October 14, 2008 by Jeff Shepard

Fairchild Semiconductor announced that it has filed a new patent infringement lawsuit against Power Integrations, Inc.. In the lawsuit filed in U.S. District Court in Wilmington, Deleware, Fairchild alleges that certain Power Integrations’ pulse-width modulation (PWM) integrated circuit products infringe one or more claims of three U.S. patents owned by Fairchild subsidiary System General Corp..

The U.S. patents are No. 7,259,972, entitled "Primary-Side-Control Power Converter Having Switching Controller Using Frequency Hopping and Voltage And Current Control Loops;" No. 7,352,595, entitled "Primary-Side Controlled Switching Regulator;" and No. 7,061,780, entitled "Switching Control Circuit with Variable Switching Frequency for Primary-Side-Controlled Power Converters."

Fairchild is seeking monetary damages and an injunction preventing the manufacture, use, sale, offer for sale or importation of Power Integrations products found to infringe the asserted patents.

The new lawsuit follows in the aftermath of the recent (September) finding of the Court that Power Integrations’ patent-infringement lawsuit against Fairchild was enforceable. Power Integrations was found to have acted properly in the process of applying for and obtaining its patents from the Patent Office and, as a result, the Court rejected Fairchild’s claims of inequitable conduct and ruled the patents enforceable. In October 2006, a jury found that Fairchild willfully infringed each of the four patents and awarded Power Integrations damages of approximately $34 million. In September 2007, a separate jury upheld the validity of each of the four patents.

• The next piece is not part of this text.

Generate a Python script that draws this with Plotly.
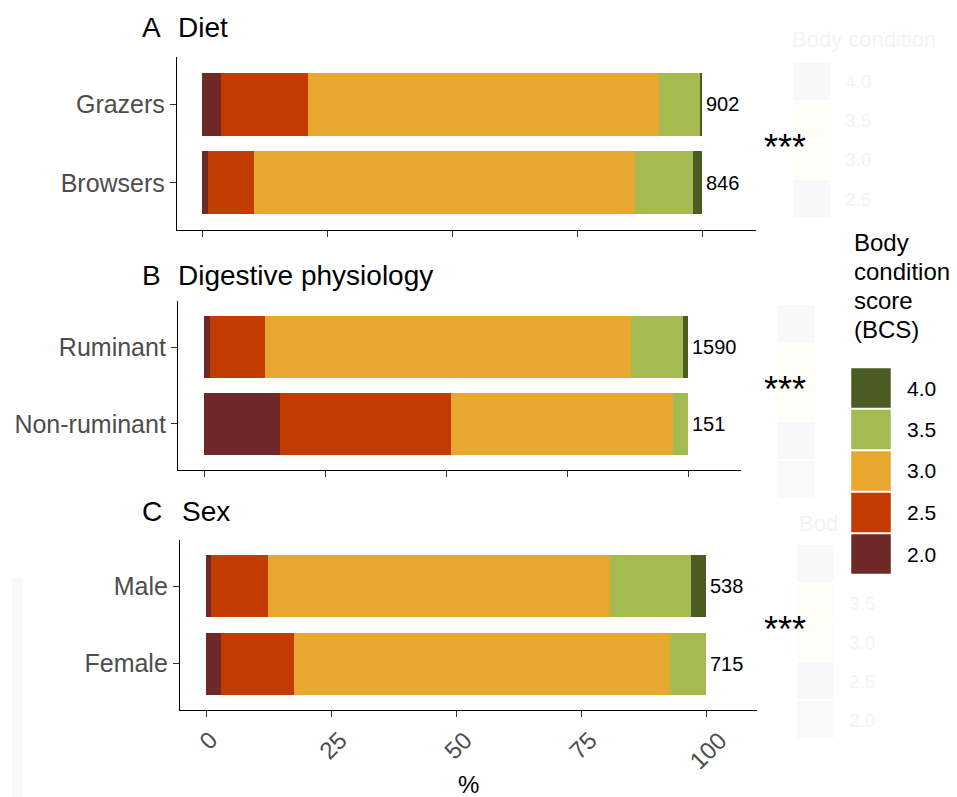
import plotly.graph_objects as go

# page body has an 8px margin; figure is sized so it ends at the window edge
OFF = 8
W, H = 957 - OFF, 797 - OFF

# ---------------- data ----------------
bcs_levels = ["2.0", "2.5", "3.0", "3.5", "4.0"]
bcs_colors = ["#6E2828", "#C23B00", "#E8A830", "#A5BB52", "#4A5C22"]

diet_groups = ["Grazers", "Browsers"]
diet_pct = {
    "Grazers":  [3.8, 17.3, 70.2, 8.4, 0.3],
    "Browsers": [1.2, 9.1, 76.2, 11.7, 1.8],
}
diet_n = [902, 846]

dig_groups = ["Ruminant", "Non-ruminant"]
dig_pct = {
    "Ruminant":     [1.3, 11.2, 75.8, 10.7, 1.0],
    "Non-ruminant": [15.8, 35.2, 45.9, 3.1, 0.0],
}
dig_n = [1590, 151]

sex_groups = ["Male", "Female"]
sex_pct = {
    "Male":   [1.0, 11.3, 68.5, 16.1, 3.1],
    "Female": [2.9, 14.6, 75.2, 7.3, 0.0],
}
sex_n = [538, 715]

panel_letters = ["A", "B", "C"]
panel_titles = ["Diet", "Digestive physiology", "Sex"]
signif = ["***", "***", "***"]
x_ticks = [0, 25, 50, 75, 100]
x_title = "%"
legend_title_lines = ["Body", "condition", "score", "(BCS)"]

FONT = "Liberation Sans, Arial, Helvetica, sans-serif"

# panel geometry in window pixels: x0, x1, ytop, ybottom, px of 0%, px of 100%
panels = [
    dict(x0=177, x1=756, yt=57, yb=230, z=202, h=702, groups=diet_groups, pct=diet_pct, n=diet_n),
    dict(x0=178, x1=741, yt=301, yb=470, z=204, h=688, groups=dig_groups, pct=dig_pct, n=dig_n),
    dict(x0=180, x1=757, yt=540, yb=710, z=206, h=706, groups=sex_groups, pct=sex_pct, n=sex_n),
]

def px(x):
    return (x - OFF) / W

def py(y):
    return 1 - (y - OFF) / H

fig = go.Figure()
annotations = []
shapes = []

# faint ghost legends / artefacts of the composite image (drawn underneath)
ghost_text = "#F4F4F4"
ghost_fills = ["#F8F8F8", "#FEFEF6", "#FEFEF6", "#F8F8F8", "#F9F9F9"]
ghosts = [
    dict(tx=790, ty=40, title="Body condition", sx=793, sy=63, labels=["4.0", "3.5", "3.0", "2.5"]),
    dict(tx=None, ty=None, title="", sx=778, sy=305, labels=["", "", "", "", ""]),
    dict(tx=797, ty=523, title="Bod", sx=797, sy=545, labels=["", "3.5", "3.0", "2.5", "2.0"]),
]
for gdef in ghosts:
    if gdef["title"]:
        annotations.append(dict(
            x=px(gdef["tx"]), y=py(gdef["ty"]), xref="paper", yref="paper", text=gdef["title"],
            showarrow=False, xanchor="left", yanchor="middle",
            font=dict(family=FONT, size=22, color=ghost_text),
        ))
    for idx, lab in enumerate(gdef["labels"]):
        y0 = gdef["sy"] + idx * 39
        shapes.append(dict(
            type="rect", xref="paper", yref="paper", layer="below",
            x0=px(gdef["sx"]), x1=px(gdef["sx"] + 37), y0=py(y0), y1=py(y0 + 37),
            fillcolor=ghost_fills[idx % len(ghost_fills)], line=dict(width=0),
        ))
        if lab:
            annotations.append(dict(
                x=px(gdef["sx"] + 50), y=py(y0 + 19), xref="paper", yref="paper", text=lab,
                showarrow=False, xanchor="left", yanchor="middle",
                font=dict(family=FONT, size=19, color=ghost_text),
            ))
shapes.append(dict(
    type="rect", xref="paper", yref="paper", layer="below",
    x0=px(12), x1=px(23), y0=py(578), y1=0,
    fillcolor="#F9F9F9", line=dict(width=0),
))

for i, p in enumerate(panels):
    k = "" if i == 0 else str(i + 1)
    xa, ya = "x" + k, "y" + k
    for j, lvl in enumerate(bcs_levels):
        fig.add_trace(go.Bar(
            orientation="h",
            y=p["groups"],
            x=[p["pct"][g][j] for g in p["groups"]],
            marker=dict(color=bcs_colors[j], line=dict(width=0)),
            width=0.8,
            name=lvl,
            showlegend=False,
            xaxis=xa, yaxis=ya,
        ))
    s = (p["h"] - p["z"]) / 100.0
    xr = [(p["x0"] - p["z"]) / s, (p["x1"] - p["z"]) / s]
    fig.layout["xaxis" + k] = dict(
        domain=[px(p["x0"]), px(p["x1"])], range=xr, anchor=ya,
        showline=True, linecolor="black", linewidth=1.3,
        ticks="outside", ticklen=6, tickwidth=1.3, tickcolor="#333333",
        tickvals=x_ticks, showticklabels=False, showgrid=False, zeroline=False,
        fixedrange=True,
    )
    fig.layout["yaxis" + k] = dict(
        domain=[py(p["yb"]), py(p["yt"])], anchor=xa,
        type="category", categoryorder="array", categoryarray=p["groups"][::-1],
        range=[-0.6, 1.6],
        showline=True, linecolor="black", linewidth=1.3,
        ticks="outside", ticklen=6, tickwidth=1.3, tickcolor="#333333",
        tickfont=dict(family=FONT, size=25, color="#4D4D4D"),
        showgrid=False, zeroline=False, fixedrange=True,
    )

    # sample sizes
    for g, nval in zip(p["groups"], p["n"]):
        annotations.append(dict(
            x=100, y=g, xref=xa, yref=ya, text=str(nval), showarrow=False,
            xanchor="left", yanchor="middle", xshift=2,
            font=dict(family=FONT, size=20, color="black"),
        ))
    # significance stars
    annotations.append(dict(
        x=px(785), y=0.5, xref="paper", yref=ya, text=signif[i], showarrow=False,
        xanchor="center", yanchor="middle", yshift=-4,
        font=dict(family=FONT, size=36, color="black"),
    ))

# panel titles
title_y = [27, 275, 511]
title_x = [176, 176, 180]
for i in range(3):
    annotations.append(dict(
        x=px(140), y=py(title_y[i]), xref="paper", yref="paper", text=panel_letters[i],
        showarrow=False, xanchor="left", yanchor="middle",
        font=dict(family=FONT, size=28, color="black"),
    ))
    annotations.append(dict(
        x=px(title_x[i]), y=py(title_y[i]), xref="paper", yref="paper", text=panel_titles[i],
        showarrow=False, xanchor="left", yanchor="middle",
        font=dict(family=FONT, size=28, color="black"),
    ))

# x tick labels of bottom panel (rotated)
for t in x_ticks:
    annotations.append(dict(
        x=t, y=py(724), xref="x3", yref="paper", text=str(t), showarrow=False,
        xanchor="center", yanchor="top", textangle=-45, xshift=2,
        font=dict(family=FONT, size=24, color="#4D4D4D"),
    ))
annotations.append(dict(
    x=px(468), y=py(784), xref="paper", yref="paper", text=x_title, showarrow=False,
    xanchor="center", yanchor="middle", font=dict(family=FONT, size=24, color="black"),
))

# legend
for li, line in enumerate(legend_title_lines):
    annotations.append(dict(
        x=px(852), y=py(243 + li * 28.7), xref="paper", yref="paper", text=line,
        showarrow=False, xanchor="left", yanchor="middle",
        font=dict(family=FONT, size=24, color="black"),
    ))
leg_top = 368
step = 41.5
for idx, (lvl, col) in enumerate(zip(bcs_levels[::-1], bcs_colors[::-1])):
    y0 = leg_top + idx * step
    shapes.append(dict(
        type="rect", xref="paper", yref="paper",
        x0=px(851), x1=px(891), y0=py(y0), y1=py(y0 + step - 1.5),
        fillcolor=col, line=dict(color="white", width=0.5), layer="above",
    ))
    annotations.append(dict(
        x=px(905), y=py(y0 + (step - 1.5) / 2), xref="paper", yref="paper", text=lvl,
        showarrow=False, xanchor="left", yanchor="middle",
        font=dict(family=FONT, size=21, color="black"),
    ))

fig.update_layout(
    width=W, height=H,
    margin=dict(l=0, r=0, t=0, b=0),
    paper_bgcolor="white", plot_bgcolor="rgba(0,0,0,0)",
    barmode="stack", bargap=0.2,
    showlegend=False,
    annotations=annotations, shapes=shapes,
    font=dict(family=FONT),
)

fig.write_html("out.html")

Power Integrations stated after the September decision that it clears the way for resolution of the remaining issues to be decided in the case. These include Power Integrations’s request for a permanent injunction against the continued manufacture, importation and sale of the infringing Fairchild parts, and the company’s request for enhanced damages based on the finding of willful infringement.